Staging deploys are managed by GitHub Actions and the deploy:staging pull
request label. The workflow checks out the PR head, syncs it to the VPS, applies
staging-only arena configuration, runs a Docker-in-Docker smoke deployment, and
leaves a live arena running for review.
Provider keys are never committed. For model-backed challenge generation and AI agents, configure these GitHub environment secrets for staging:
| Secret | Purpose |
|---|---|
OPENAI_API_KEY |
Enables OpenAI-backed challenge generation and agents. |
GEMINI_API_KEY |
Enables Gemini-backed challenge generation and agents. |
STAGING_OPERATOR_TOKEN |
Authorizes match controls in the operator console. |
STAGING_CHECKER_SECRET |
Master secret used by service checkers. |
STAGING_TEAM_TOKEN_PATTERN |
Per-team submission token pattern containing {team}. |
The bot controller only receives provider keys through container environment
variables at deploy time. If a provider appears as key not detected in the UI,
inspect the staging workflow secrets and the bot-controller runtime
environment.
- Operator guide - local setup, arena lifecycle, team access, bots, troubleshooting, and development checks.
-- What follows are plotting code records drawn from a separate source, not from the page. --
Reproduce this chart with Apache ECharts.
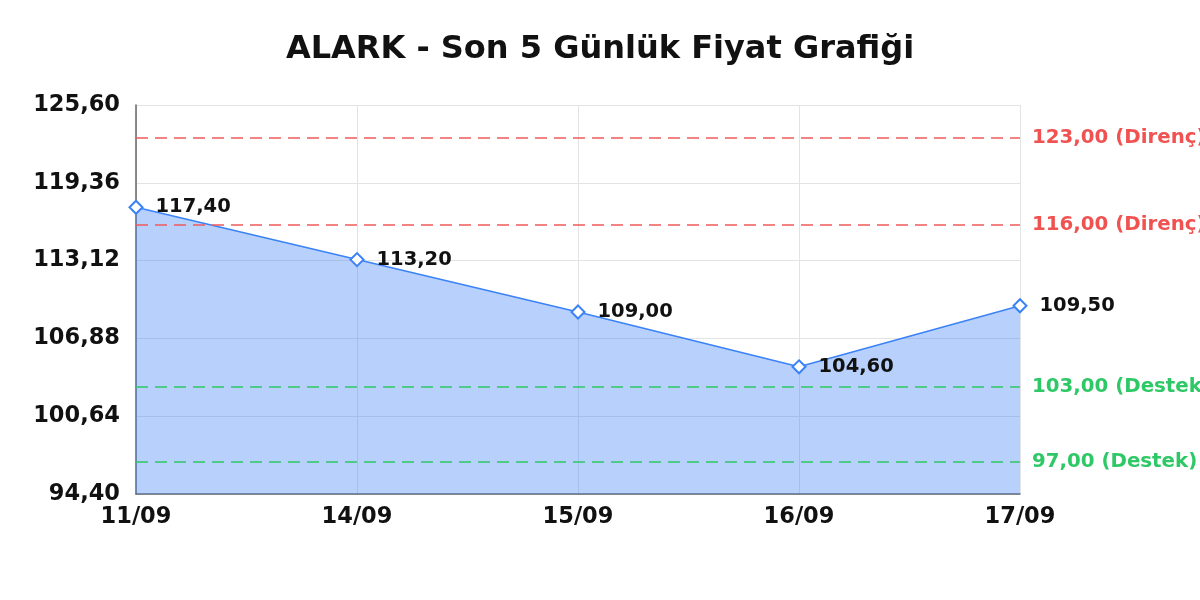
<!DOCTYPE html>
<html>
<head>
<meta charset="utf-8">
<script src="https://cdn.jsdelivr.net/npm/echarts@6/dist/echarts.min.js"></script>
<style>
html, body { margin: 0; padding: 0; background: #fff; }
#chartDiv { width: 1200px; height: 600px; }
</style>
</head>
<body>
<div id="chartDiv"></div>
<script>
var myChart = echarts.init(document.getElementById('chartDiv'));

var dates = ['11/09', '14/09', '15/09', '16/09', '17/09'];
var prices = [117.40, 113.20, 109.00, 104.60, 109.50];
var resistance = [123.00, 116.00];
var support = [103.00, 97.00];
var yMin = 94.40;
var yMax = 125.60;
var yStep = 6.24;

function fmt(v) {
    return v.toFixed(2).replace('.', ',');
}

var lines = [];
resistance.forEach(function (v) {
    lines.push({
        yAxis: v,
        name: fmt(v) + ' (Direnç)',
        lineStyle: { color: '#f05a5a', type: [12, 7], width: 1.5 },
        label: { color: '#f05252' }
    });
});
support.forEach(function (v) {
    lines.push({
        yAxis: v,
        name: fmt(v) + ' (Destek)',
        lineStyle: { color: '#2ec866', type: [12, 7], width: 1.5 },
        label: { color: '#2ec866' }
    });
});

var font = 'DejaVu Sans';

option = {
    backgroundColor: '#fff',
    animation: false,
    title: {
        text: 'ALARK - Son 5 Günlük Fiyat Grafiği',
        left: 'center',
        top: 29,
        textStyle: { fontFamily: font, fontSize: 32, fontWeight: 'bold', color: '#111' }
    },
    grid: { left: 136, right: 180, top: 105, bottom: 106, containLabel: false },
    xAxis: {
        type: 'category',
        data: dates,
        boundaryGap: false,
        axisLine: { show: true, lineStyle: { color: '#666', width: 1.5 } },
        axisTick: { show: false },
        axisLabel: {
            margin: 12,
            fontFamily: font, fontSize: 22.5, fontWeight: 'bold', color: '#111'
        },
        splitLine: { show: true, lineStyle: { color: '#e3e3e3' } }
    },
    yAxis: {
        type: 'value',
        min: yMin,
        max: yMax,
        interval: yStep,
        axisLine: { show: true, lineStyle: { color: '#666', width: 1.5 } },
        axisTick: { show: false },
        axisLabel: {
            margin: 16,
            fontFamily: font, fontSize: 22.5, fontWeight: 'bold', color: '#111',
            formatter: function (v) { return fmt(v); }
        },
        splitLine: { show: true, lineStyle: { color: '#e3e3e3' } }
    },
    series: [
        {
            name: 'Fiyat',
            type: 'line',
            data: prices,
            symbol: 'emptyDiamond',
            symbolSize: 13,
            lineStyle: { color: '#3b82f6', width: 1.5 },
            itemStyle: { color: '#3b82f6', borderWidth: 2.5 },
            areaStyle: { color: 'rgba(59,130,246,0.37)', opacity: 1 },
            label: {
                show: true,
                position: 'right',
                distance: 12,
                fontFamily: font, fontSize: 19.5, fontWeight: 'bold', color: '#111',
                formatter: function (p) { return fmt(p.value); }
            },
            markLine: {
                silent: true,
                symbol: 'none',
                label: {
                    position: 'end',
                    distance: 12,
                    fontFamily: font, fontSize: 19.8, fontWeight: 'bold',
                    formatter: function (p) { return p.name; }
                },
                data: lines
            }
        }
    ]
};
myChart.setOption(option);
</script>
</body>
</html>
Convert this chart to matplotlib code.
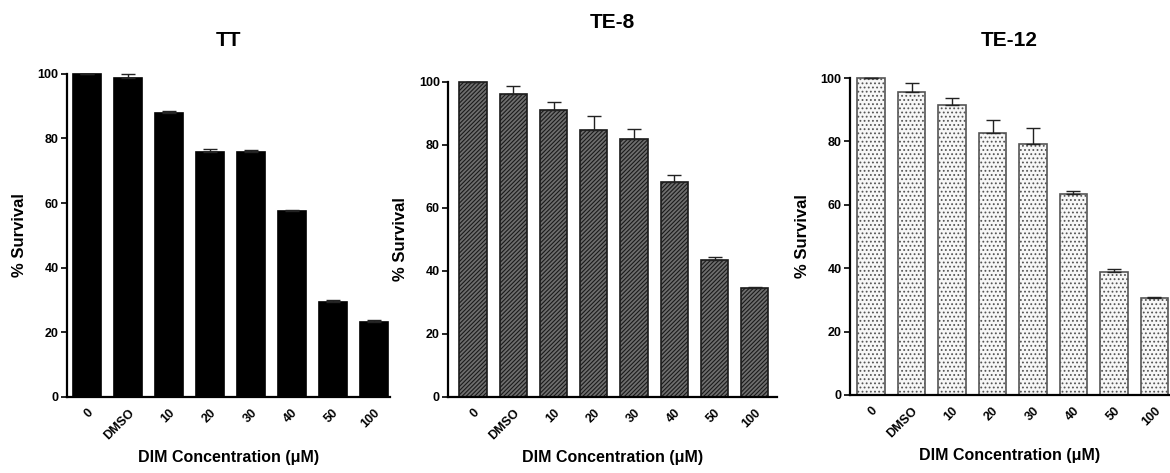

- Architecture - container topology, generated services, persistence, submissions, scoring, and operator console behavior.
- Threat model - trust boundaries, privileged resources, escape paths, and controls for shared or exposed events.
- Round engine - match controls, persisted rounds, checker phases, recovery, and single-step behavior.
- Scoring - attack, defense, SLA, replay, idempotency, and tie ordering.
- Isolation - trusted, filtered-proxy, and Docker-in-Docker operating modes.
- Agent testing and evals - how model contracts, fake-provider loops, smoke checks, and staging evals prove agent behavior.
- AI-assisted development - report on how agentic AI tools were used during the software development process.
- Writing checkers - checker plugin contract and service authoring expectations.
- Staging deployments - PR-label-gated deployment to the disposable staging VPS.
- Product direction - long-term goals and product framing.
- Audit and backlog - current priorities and agent-oriented implementation tasks.
Sandcastle is a local research and prototyping platform. Native Linux Docker Engine is the best supported runtime, and Docker-in-Docker mode is the current production-like option for untrusted participants.
Before running a shared, public, or cloud-exposed event, read the threat model. The default trusted-local mode is meant for controlled development environments, not as a security boundary.
Sandcastle is released under the MIT License. See LICENSE.